I feel many on HN simply can't appreciate the great working conditions the IT industry has compared to other industries (health care, food service, social services, etc). Getting paid over $100K a year and crying about going to the office? Wow, just wow. Imagine how nurses feel getting much lower pay that are forced to go to work and deal with sick/unruly people...
> HN simply can't appreciate the great working conditions the IT industry has compared to other industries
These conditions don't happen by accident or by the goodwill of employers. They happen because people in the industry have such a hard attitude toward management. Stop pushing back and all these conditions will suddenly disappear.
Your example of nurses is a good one. In some countries they have excellent conditions. In other countries, they have very poor conditions. Their impact on society is the same everywhere, but different historical events have allowed them to have their current work experience.
I don't know where you work/worked before, but I've only had 1 "bad boss" in my +30yr IT career. Even that boss did not rise to the level of "bad bosses" constantly criticized here on HN. Most/all of my bosses have been extremely understanding about work-life balance, family commitments, teamwork, collaboration, etc. Seems I been very lucky compared to the vast number of HN comments.

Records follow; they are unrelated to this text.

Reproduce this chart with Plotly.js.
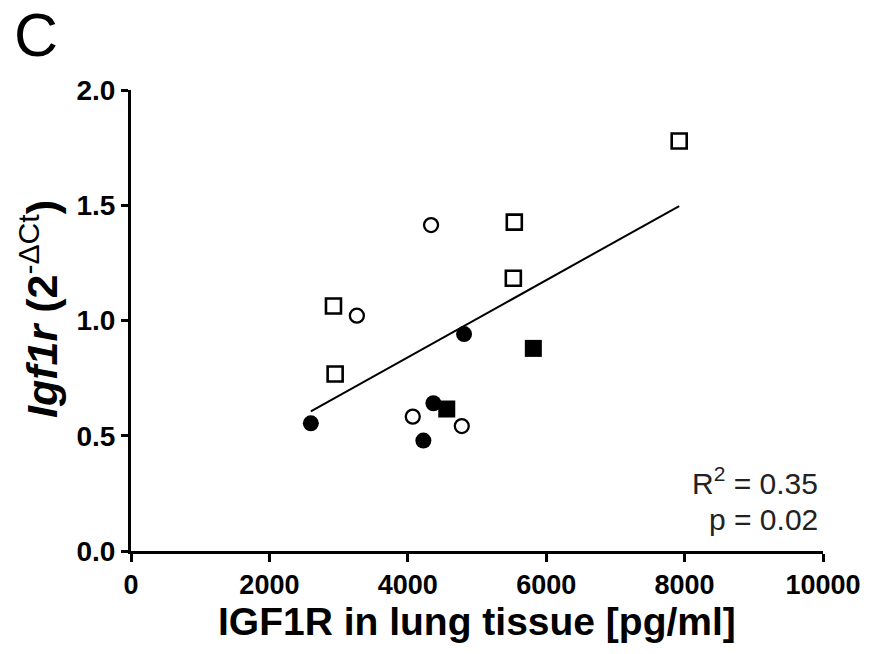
<!DOCTYPE html>
<html>
<head>
<meta charset="utf-8">
<script src="https://cdn.plot.ly/plotly-3.0.1.min.js"></script>
<style>html,body{margin:0;padding:0;background:#fff;}#chart{width:875px;height:654px;}</style>
</head>
<body>
<div id="chart"></div>
<script>
// IGF1R protein in lung tissue [pg/ml] vs Igf1r expression (2^-dCt)
const openSquareX = [7922, 5539, 5525, 2926, 2950];
const openSquareY = [1.779, 1.427, 1.183, 1.063, 0.768];
const openCircleX = [4336, 3264, 4072, 4780];
const openCircleY = [1.414, 1.021, 0.583, 0.542];
const filledCircleX = [2599, 4813, 4370, 4225];
const filledCircleY = [0.554, 0.941, 0.641, 0.479];
const filledSquareX = [5814, 4563];
const filledSquareY = [0.879, 0.616];
const xTickVals = [0, 2000, 4000, 6000, 8000, 10000];
const yTickVals = [0, 0.5, 1.0, 1.5, 2.0];
const yTickText = ["0.0", "0.5", "1.0", "1.5", "2.0"];
const xTitle = "IGF1R in lung tissue [pg/ml]";
const yTitle = "<b><i>Igf1r</i> (2</b><sup>-ΔCt</sup><b>)</b>";
const statsText = ["R<sup>2</sup> = 0.35", "p = 0.02"];
const panelLabel = "C";

// linear regression over all points
const allX = openSquareX.concat(openCircleX, filledCircleX, filledSquareX);
const allY = openSquareY.concat(openCircleY, filledCircleY, filledSquareY);
const n = allX.length;
const mx = allX.reduce((a, b) => a + b, 0) / n;
const my = allY.reduce((a, b) => a + b, 0) / n;
let sxy = 0, sxx = 0;
for (let i = 0; i < n; i++) { sxy += (allX[i] - mx) * (allY[i] - my); sxx += (allX[i] - mx) ** 2; }
const slope = sxy / sxx, intercept = my - slope * mx;
const fitX = [Math.min(...allX), Math.max(...allX)];
const fitY = fitX.map(v => intercept + slope * v);

const traces = [
  {x: fitX, y: fitY, mode: 'lines', line: {color: '#000', width: 2}, hoverinfo: 'skip'},
  {x: openSquareX, y: openSquareY, mode: 'markers',
   marker: {symbol: 'square-open', size: 15, color: '#000', line: {width: 2.6, color: '#000'}}},
  {x: openCircleX, y: openCircleY, mode: 'markers',
   marker: {symbol: 'circle-open', size: 14, color: '#000', line: {width: 2.3, color: '#000'}}},
  {x: filledCircleX, y: filledCircleY, mode: 'markers',
   marker: {symbol: 'circle', size: 16, color: '#000', line: {width: 0}}},
  {x: filledSquareX, y: filledSquareY, mode: 'markers',
   marker: {symbol: 'square', size: 17, color: '#000', line: {width: 0}}}
];

const font = 'Liberation Sans, Arial, sans-serif';
const layout = {
  width: 875, height: 654,
  margin: {l: 131, r: 52, t: 90, b: 103},
  paper_bgcolor: '#fff', plot_bgcolor: '#fff',
  showlegend: false,
  font: {family: font, color: '#000'},
  xaxis: {
    range: [0, 10000], tickvals: xTickVals, ticktext: xTickVals.map(String),
    showgrid: false, zeroline: false, showline: true, linecolor: '#000', linewidth: 3,
    ticks: 'outside', ticklen: 8, tickwidth: 3, tickcolor: '#000',
    tickfont: {family: font, size: 27, color: '#000', weight: 'bold'},
    automargin: false
  },
  yaxis: {
    range: [0, 2], tickvals: yTickVals, ticktext: yTickText,
    showgrid: false, zeroline: false, showline: true, linecolor: '#000', linewidth: 3,
    ticks: 'outside', ticklen: 7, tickwidth: 3, tickcolor: '#000',
    tickfont: {family: font, size: 28, color: '#000', weight: 'bold'},
    automargin: false
  },
  annotations: [
    {xref: 'paper', yref: 'paper', x: 0.5, y: -0.152, xanchor: 'center', yanchor: 'middle',
     text: '<b>' + xTitle + '</b>', showarrow: false, font: {family: font, size: 39, color: '#000'}},
    {xref: 'paper', yref: 'paper', x: -0.133, y: 0.525, xanchor: 'center', yanchor: 'middle',
     textangle: -90, text: yTitle, showarrow: false, font: {family: font, size: 43, color: '#000'}},
    {xref: 'paper', yref: 'paper', x: 0.995, y: 0.1525, xanchor: 'right', yanchor: 'middle',
     text: statsText[0], showarrow: false, font: {family: font, size: 30, color: '#222'}},
    {xref: 'paper', yref: 'paper', x: 0.995, y: 0.069, xanchor: 'right', yanchor: 'middle',
     text: statsText[1], showarrow: false, font: {family: font, size: 30, color: '#222'}},
    {xref: 'paper', yref: 'paper', x: -0.137, y: 1.119, xanchor: 'center', yanchor: 'middle',
     text: panelLabel, showarrow: false, font: {family: font, size: 61, color: '#000'}}
  ]
};
Plotly.newPlot('chart', traces, layout, {staticPlot: true});
</script>
</body>
</html>
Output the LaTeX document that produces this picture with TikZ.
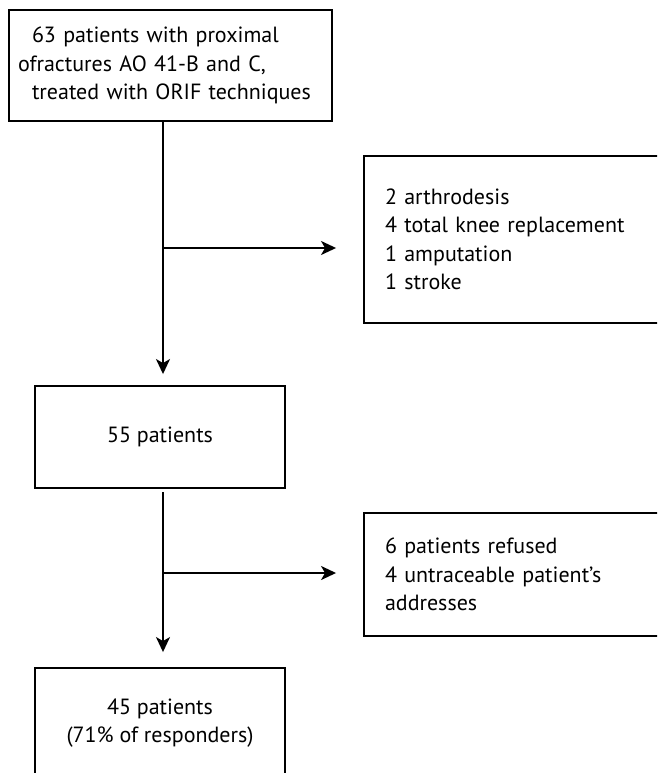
\documentclass[tikz,border=0pt]{standalone}
\usepackage{fontspec}
\setmainfont{PT Sans}
\usetikzlibrary{arrows.meta}
\begin{document}
\begin{tikzpicture}[x=1pt,y=-1pt,
  box/.style={draw, line width=1.9pt, inner sep=0pt, font=\fontsize{22}{28.5}\selectfont},
  link/.style={line width=1.9pt},
  arr/.style={line width=1.9pt, -{Stealth[length=15pt,width=14pt,inset=4pt]}}]
\useasboundingbox (0,0) rectangle (657,773);
\clip (0,0) rectangle (657,773);
\node[box, minimum width=323pt, minimum height=111pt, align=left, text width=305pt, inner xsep=9pt] (top) at (170.5,65.5)
  {\hspace*{14pt}63 patients with proximal\\ofractures AO 41-B and C,\\\hspace*{14pt}treated with ORIF techniques};
\node[box, minimum width=306pt, minimum height=167pt, align=left, text width=264pt, inner xsep=21pt] (ex1) at (517,239.5)
  {2 arthrodesis\\4 total knee replacement\\1 amputation\\1 stroke};
\node[box, minimum width=250pt, minimum height=102pt, align=center] (p55) at (160,437) {55 patients};
\node[box, minimum width=306pt, minimum height=123pt, align=left, text width=264pt, inner xsep=21pt] (ex2) at (517,574.5)
  {6 patients refused\\4 untraceable patient’s\\addresses};
\node[box, minimum width=250pt, minimum height=110pt, align=center] (p45) at (160,723) {45 patients\\(71\% of responders)};
\coordinate (j1) at (163,248);
\coordinate (j2) at (163,573);
\coordinate (s2) at (163,492);
\draw[link] (top.south -| j1) -- (j1);
\draw[arr, shorten >=11pt] (j1) -- (p55.north -| j1);
\draw[arr, shorten >=27pt] (j1) -- (ex1.west |- j1);
\draw[link] (s2) -- (j2);
\draw[arr, shorten >=15pt] (j2) -- (p45.north -| j2);
\draw[arr, shorten >=27pt] (j2) -- (ex2.west |- j2);
\end{tikzpicture}
\end{document}
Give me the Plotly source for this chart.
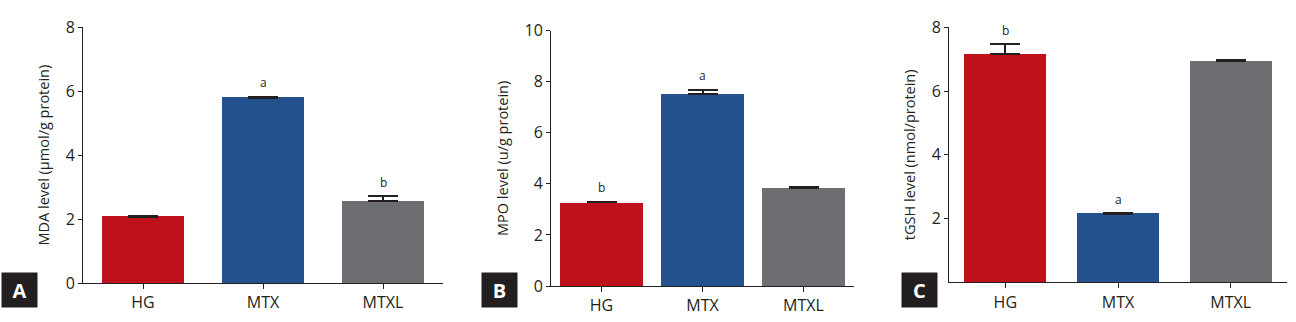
import plotly.graph_objects as go

W, H = 1296, 322

groups = ["HG", "MTX", "MTXL"]
colors = ["#BE111B", "#24528E", "#6D6E71"]

mda = [2.08, 5.80, 2.57]
mda_err = [0.02, 0.02, 0.14]
mda_sig = ["", "a", "b"]

mpo = [3.28, 7.52, 3.84]
mpo_err = [0.02, 0.17, 0.02]
mpo_sig = ["b", "a", ""]

tgsh = [7.16, 2.15, 6.94]
tgsh_err = [0.31, 0.01, 0.02]
tgsh_sig = ["b", "a", ""]

FONT = "Open Sans"
DARK = "#231F20"

panels = [
    dict(vals=mda, err=mda_err, sig=mda_sig, title="MDA level (µmol/g protein)",
         xdom=(83, 443), ybot=283, ytop=27.3, yr=[0, 8], ticks=[0, 2, 4, 6, 8], bw=0.69,
         label="A", lab_x=(2, 37)),
    dict(vals=mpo, err=mpo_err, sig=mpo_sig, title="MPO level (u/g protein)",
         xdom=(551, 854), ybot=286, ytop=30.7, yr=[0, 10], ticks=[0, 2, 4, 6, 8, 10], bw=0.82,
         label="B", lab_x=(482, 517)),
    dict(vals=tgsh, err=tgsh_err, sig=tgsh_sig, title="tGSH level (nmol/protein)",
         xdom=(949, 1287), ybot=282.3, ytop=27.3, yr=[0, 8], ticks=[2, 4, 6, 8], bw=0.73,
         label="C", lab_x=(902, 937)),
]

fig = go.Figure()
layout = dict(width=W, height=H, margin=dict(l=0, r=0, t=0, b=0, autoexpand=False),
              template="none",
              paper_bgcolor="white", plot_bgcolor="white", showlegend=False,
              font=dict(family=FONT, color=DARK), annotations=[], bargap=0)

for i, p in enumerate(panels):
    n = "" if i == 0 else str(i + 1)
    xa, ya = "x" + n, "y" + n
    fig.add_trace(go.Bar(
        x=groups, y=p["vals"], xaxis=xa, yaxis=ya, width=p["bw"],
        marker=dict(color=colors, line=dict(width=0)),
        error_y=dict(type="data", symmetric=False, array=p["err"],
                     arrayminus=[0] * 3, color=DARK, thickness=2, width=15),
        hoverinfo="skip"))
    layout["xaxis" + n] = dict(
        domain=[p["xdom"][0] / W, p["xdom"][1] / W], anchor=ya, automargin=False,
        range=[-0.5, 2.5], showline=True, linecolor=DARK, linewidth=1,
        ticks="outside", ticklen=5, tickcolor=DARK, showgrid=False,
        tickfont=dict(size=16, family=FONT, color=DARK), zeroline=False)
    layout["yaxis" + n] = dict(
        domain=[(H - p["ybot"]) / H, (H - p["ytop"]) / H], anchor=xa, automargin=False,
        range=p["yr"], tickvals=p["ticks"], showline=True, linecolor=DARK,
        linewidth=1, ticks="outside", ticklen=4, tickcolor=DARK, showgrid=False,
        zeroline=False, tickfont=dict(size=16, family=FONT, color=DARK),
        title=dict(text=p["title"], font=dict(size=14.5, family=FONT, color=DARK),
                   standoff=12))
    for g, v, e, s in zip(groups, p["vals"], p["err"], p["sig"]):
        if s:
            layout["annotations"].append(dict(
                x=g, y=v + e, xref=xa, yref=ya, text=s, showarrow=False,
                yshift=14, font=dict(size=12, family=FONT, color=DARK)))
    lx0, lx1 = p["lab_x"]
    layout["annotations"].append(dict(
        x=(lx0 + lx1) / 2 / W, y=(H - 290) / H, xref="paper", yref="paper",
        text="<b>" + p["label"] + "</b>", showarrow=False, bgcolor=DARK,
        width=lx1 - lx0 - 2, height=32, borderpad=1,
        font=dict(size=20, family=FONT, color="white"),
        xanchor="center", yanchor="middle"))

fig.update_layout(**layout)
fig.write_html("out.html")
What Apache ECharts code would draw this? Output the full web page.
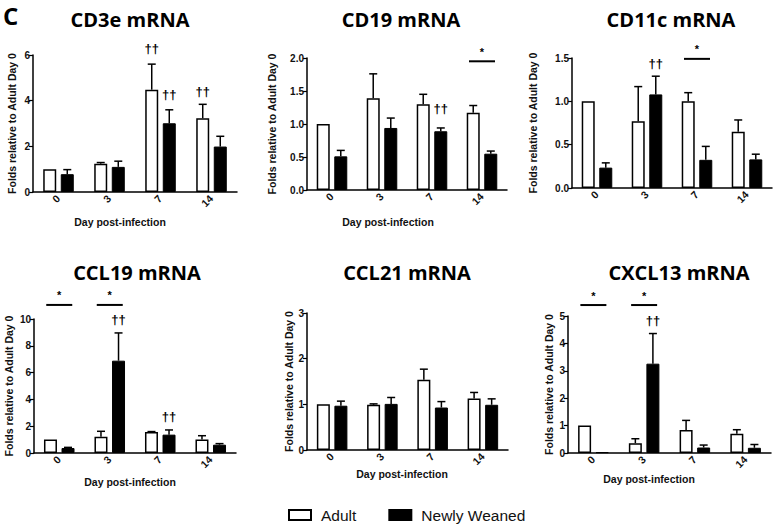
<!DOCTYPE html>
<html><head><meta charset="utf-8">
<script src="https://cdn.jsdelivr.net/npm/echarts@6/dist/echarts.min.js"></script>
<style>html,body{margin:0;padding:0;background:#fff}#c{width:777px;height:524px}</style>
</head><body><div id="c"></div><script>
// ---- data ----
const days = ['0', '3', '7', '14'];
const seriesNames = ['Adult', 'Newly Weaned'];
const panelTitles = ['CD3e mRNA', 'CD19 mRNA', 'CD11c mRNA', 'CCL19 mRNA', 'CCL21 mRNA', 'CXCL13 mRNA'];
const yAxisTitle = 'Folds relative to Adult Day 0';
const xAxisTitle = 'Day post-infection';

const cd3eAdult = [1.0, 1.24, 4.48, 3.23];
const cd3eAdultSem = [0, 0.05, 1.12, 0.61];
const cd3eWeaned = [0.78, 1.10, 3.01, 1.99];
const cd3eWeanedSem = [0.20, 0.25, 0.59, 0.45];

const cd19Adult = [1.0, 1.39, 1.30, 1.17];
const cd19AdultSem = [0, 0.37, 0.15, 0.11];
const cd19Weaned = [0.51, 0.94, 0.89, 0.55];
const cd19WeanedSem = [0.09, 0.15, 0.05, 0.04];

const cd11cAdult = [1.0, 0.77, 1.0, 0.65];
const cd11cAdultSem = [0, 0.40, 0.10, 0.135];
const cd11cWeaned = [0.235, 1.08, 0.325, 0.33];
const cd11cWeanedSem = [0.055, 0.21, 0.155, 0.06];

const ccl19Adult = [1.0, 1.22, 1.57, 1.0];
const ccl19AdultSem = [0, 0.40, 0.03, 0.29];
const ccl19Weaned = [0.37, 6.89, 1.37, 0.62];
const ccl19WeanedSem = [0.05, 2.07, 0.35, 0.08];

const ccl21Adult = [1.0, 0.99, 1.54, 1.13];
const ccl21AdultSem = [0, 0.02, 0.23, 0.13];
const ccl21Weaned = [0.97, 1.01, 0.93, 0.99];
const ccl21WeanedSem = [0.10, 0.14, 0.13, 0.13];

const cxcl13Adult = [1.0, 0.36, 0.84, 0.70];
const cxcl13AdultSem = [0, 0.16, 0.35, 0.15];
const cxcl13Weaned = [0.03, 3.26, 0.20, 0.19];
const cxcl13WeanedSem = [0, 1.10, 0.09, 0.12];

// y-axis ranges: [max, interval, decimals]
const yRanges = [[6, 2, 0], [2, 0.5, 1], [1.5, 0.5, 1], [10, 2, 0], [3, 1, 0], [5, 1, 0]];

// daggers "††": [dayIndex, group (0 Adult, 1 Newly Weaned), y value]
const cd3eDaggers = [[2, 0, 6.3], [2, 1, 4.25], [3, 0, 4.42]];
const cd19Daggers = [[2, 1, 1.24]];
const cd11cDaggers = [[1, 1, 1.44]];
const ccl19Daggers = [[1, 1, 9.95], [2, 1, 2.7]];
const ccl21Daggers = [];
const cxcl13Daggers = [[1, 1, 4.85]];
// significance "*": [dayIndex, y value of bar]
const cd3eStars = [];
const cd19Stars = [[3, 1.95]];
const cd11cStars = [[2, 1.49]];
const ccl19Stars = [[0, 11.05], [1, 11.05]];
const ccl21Stars = [];
const cxcl13Stars = [[0, 5.4], [1, 5.4]];

// ---- build ----
const panels = [
  {a: cd3eAdult, as: cd3eAdultSem, w: cd3eWeaned, ws: cd3eWeanedSem, d: cd3eDaggers, s: cd3eStars},
  {a: cd19Adult, as: cd19AdultSem, w: cd19Weaned, ws: cd19WeanedSem, d: cd19Daggers, s: cd19Stars},
  {a: cd11cAdult, as: cd11cAdultSem, w: cd11cWeaned, ws: cd11cWeanedSem, d: cd11cDaggers, s: cd11cStars},
  {a: ccl19Adult, as: ccl19AdultSem, w: ccl19Weaned, ws: ccl19WeanedSem, d: ccl19Daggers, s: ccl19Stars},
  {a: ccl21Adult, as: ccl21AdultSem, w: ccl21Weaned, ws: ccl21WeanedSem, d: ccl21Daggers, s: ccl21Stars},
  {a: cxcl13Adult, as: cxcl13AdultSem, w: cxcl13Weaned, ws: cxcl13WeanedSem, d: cxcl13Daggers, s: cxcl13Stars}
];
const boxes = [
  {left: 33, top: 55, width: 204, height: 137, tx: 130, ty: 19, gap: 16, xn: [120, 222]},
  {left: 307, top: 58, width: 200, height: 132, tx: 401, ty: 19, gap: 30, xn: [388, 222]},
  {left: 572, top: 58, width: 200, height: 130, tx: 671, ty: 19, gap: 34, xn: null},
  {left: 34, top: 319, width: 202, height: 134, tx: 137, ty: 272, gap: 20, xn: [130, 482]},
  {left: 307, top: 313, width: 201, height: 137, tx: 407, ty: 272, gap: 13, xn: [402, 474]},
  {left: 568, top: 316, width: 203, height: 137, tx: 679, ty: 272, gap: 14, xn: [649, 479]}
];

const BW = 13, GAPR = 0.35;
const OFF = [-(BW + BW * GAPR) / 2, (BW + BW * GAPR) / 2];
const CAP = 4;
const AX = '#000';
const FONT = '"Liberation Sans", Arial, sans-serif';

const grids = [], xAxes = [], yAxes = [], series = [], graphics = [];

panels.forEach((p, k) => {
  const b = boxes[k];
  const r = yRanges[k];
  grids.push({left: b.left, top: b.top, width: b.width, height: b.height, containLabel: false, outerBoundsMode: 'none'});
  xAxes.push({
    type: 'category', gridIndex: k, data: days,
    axisLine: {lineStyle: {color: AX, width: 1.5}},
    axisTick: {alignWithLabel: true, length: 4, lineStyle: {color: AX, width: 1.2}},
    axisLabel: {rotate: 45, margin: 5, color: '#111', fontFamily: FONT, fontWeight: 'bold', fontSize: 10.5}
  });
  yAxes.push({
    type: 'value', gridIndex: k, min: 0, max: r[0], interval: r[1],
    name: yAxisTitle, nameLocation: 'middle', nameGap: b.gap,
    nameTextStyle: {color: '#111', fontFamily: FONT, fontWeight: 'bold', fontSize: 10.5},
    axisLine: {show: true, lineStyle: {color: AX, width: 1.5}},
    axisTick: {show: true, length: 4, lineStyle: {color: AX, width: 1.2}},
    splitLine: {show: false},
    axisLabel: {margin: 3, color: '#111', fontFamily: FONT, fontWeight: 'bold', fontSize: 10,
      formatter: v => v.toFixed(r[2])}
  });
  series.push({
    type: 'bar', name: seriesNames[0], xAxisIndex: k, yAxisIndex: k, data: p.a,
    barWidth: BW, barGap: (GAPR * 100) + '%', z: 2,
    itemStyle: {color: '#fff', borderColor: '#000', borderWidth: 1.5}
  });
  series.push({
    type: 'bar', name: seriesNames[1], xAxisIndex: k, yAxisIndex: k, data: p.w,
    barWidth: BW, barGap: (GAPR * 100) + '%', z: 2,
    itemStyle: {color: '#000', borderColor: '#000', borderWidth: 1}
  });
  [[p.a, p.as], [p.w, p.ws]].forEach((pair, g) => {
    series.push({
      type: 'custom', xAxisIndex: k, yAxisIndex: k, z: 3, silent: true, clip: false,
      data: pair[0].map((v, i) => [i, v, pair[1][i]]),
      renderItem: (params, api) => {
        const e = api.value(2);
        if (!e) return null;
        const i = api.value(0), v = api.value(1);
        const a = api.coord([i, v]), t = api.coord([i, v + e]);
        const x = a[0] + OFF[g];
        return {type: 'group', children: [
          {type: 'line', shape: {x1: x, y1: a[1], x2: x, y2: t[1]}, style: {stroke: '#000', lineWidth: 1.5}},
          {type: 'line', shape: {x1: x - CAP, y1: t[1], x2: x + CAP, y2: t[1]}, style: {stroke: '#000', lineWidth: 1.5}}
        ]};
      }
    });
  });
  if (p.d.length) series.push({
    type: 'custom', xAxisIndex: k, yAxisIndex: k, z: 4, silent: true, clip: false,
    data: p.d,
    renderItem: (params, api) => {
      const c = api.coord([api.value(0), api.value(2)]);
      return {type: 'text', x: c[0] + OFF[api.value(1)], y: c[1],
        style: {text: '\u2020\u2020', font: 'bold 13px ' + FONT, fill: '#000',
          textAlign: 'center', textVerticalAlign: 'middle', align: 'center', verticalAlign: 'middle'}};
    }
  });
  if (p.s.length) series.push({
    type: 'custom', xAxisIndex: k, yAxisIndex: k, z: 4, silent: true, clip: false,
    data: p.s,
    renderItem: (params, api) => {
      const c = api.coord([api.value(0), api.value(1)]);
      return {type: 'group', children: [
        {type: 'line', shape: {x1: c[0] - 13, y1: c[1], x2: c[0] + 13, y2: c[1]}, style: {stroke: '#000', lineWidth: 2}},
        {type: 'text', x: c[0], y: c[1] - 4, style: {text: '*', font: 'bold 11px ' + FONT, fill: '#000',
          textAlign: 'center', textVerticalAlign: 'bottom', align: 'center', verticalAlign: 'bottom'}}
      ]};
    }
  });
  graphics.push({type: 'text', x: b.tx, y: b.ty, style: {text: panelTitles[k], font: 'bold 20px "Open Sans", sans-serif',
    fill: '#000', textAlign: 'center', textVerticalAlign: 'middle', align: 'center', verticalAlign: 'middle'}});
  if (b.xn) graphics.push({type: 'text', x: b.xn[0], y: b.xn[1], style: {text: xAxisTitle, font: 'bold 10.5px ' + FONT,
    fill: '#111', textAlign: 'center', textVerticalAlign: 'middle', align: 'center', verticalAlign: 'middle'}});
});
graphics.push({type: 'text', x: 3, y: 15, style: {text: 'C', font: 'bold 24px "Open Sans", sans-serif', fill: '#000',
  textAlign: 'left', textVerticalAlign: 'middle', align: 'left', verticalAlign: 'middle'}});

const chart = echarts.init(document.getElementById('c'), null, {renderer: 'svg'});
chart.setOption({
  animation: false,
  backgroundColor: '#fff',
  grid: grids, xAxis: xAxes, yAxis: yAxes, series: series,
  legend: {data: seriesNames, left: 288, top: 507, padding: 0, itemWidth: 22, itemHeight: 10, itemGap: 32, icon: 'rect',
    selectedMode: false, textStyle: {fontFamily: FONT, fontSize: 15.5, color: '#111', padding: [0, 0, 0, 5]}},
  graphic: graphics
});
</script></body></html>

> These conditions don't happen by accident or by the goodwill of employers. They happen because people in the industry have such a hard attitude toward management.
I call baloney on this. It always cracks me up how wrong people are about management’s attitude about them. Been in management at upper levels across multiple orgs, and not once have I ever heard discussions about “how we can screw our team”.
All I know is that when you have within a few weeks nearly 15k+ former Facebook, Twitter, Stripe, and (name the next SV company to layoffs) folks entering the job market…if you are still employed, you might want to lay low for a while and count your blessings, because there is going to be a hundreds of impressive resumes for every open position in tech that comes open for the next 12-18 months.
Rage quitting would be really really stupid right now. You’ll end up replacing your cushy 6-figure tech gig with a lovely career slinging hash and eggs for minimum wage plus tips.
The takeaway is that nurses should get higher pay as compensation for being unable to not WFH. Not that everybody else should feel glad that they aren't getting screwed to the same extent.
If you want to work remotely, don’t work at Twitter.
There’s absolutely nothing wrong with Musk thinking it’s more beneficial for his employees to work in the office. He has goals and methods of working towards them. He wants likeminded people to work towards those goals.
Can you really not think of pros and cons of either situation? To give my opinion, if I ran a business that I was trying to grow or trying to meet lofty goals, I’d probably have people in the office too. However, I see upsides to working from home too.
I’ve been working remotely since the beginning of COVID and currently work 2,000 miles away from my work.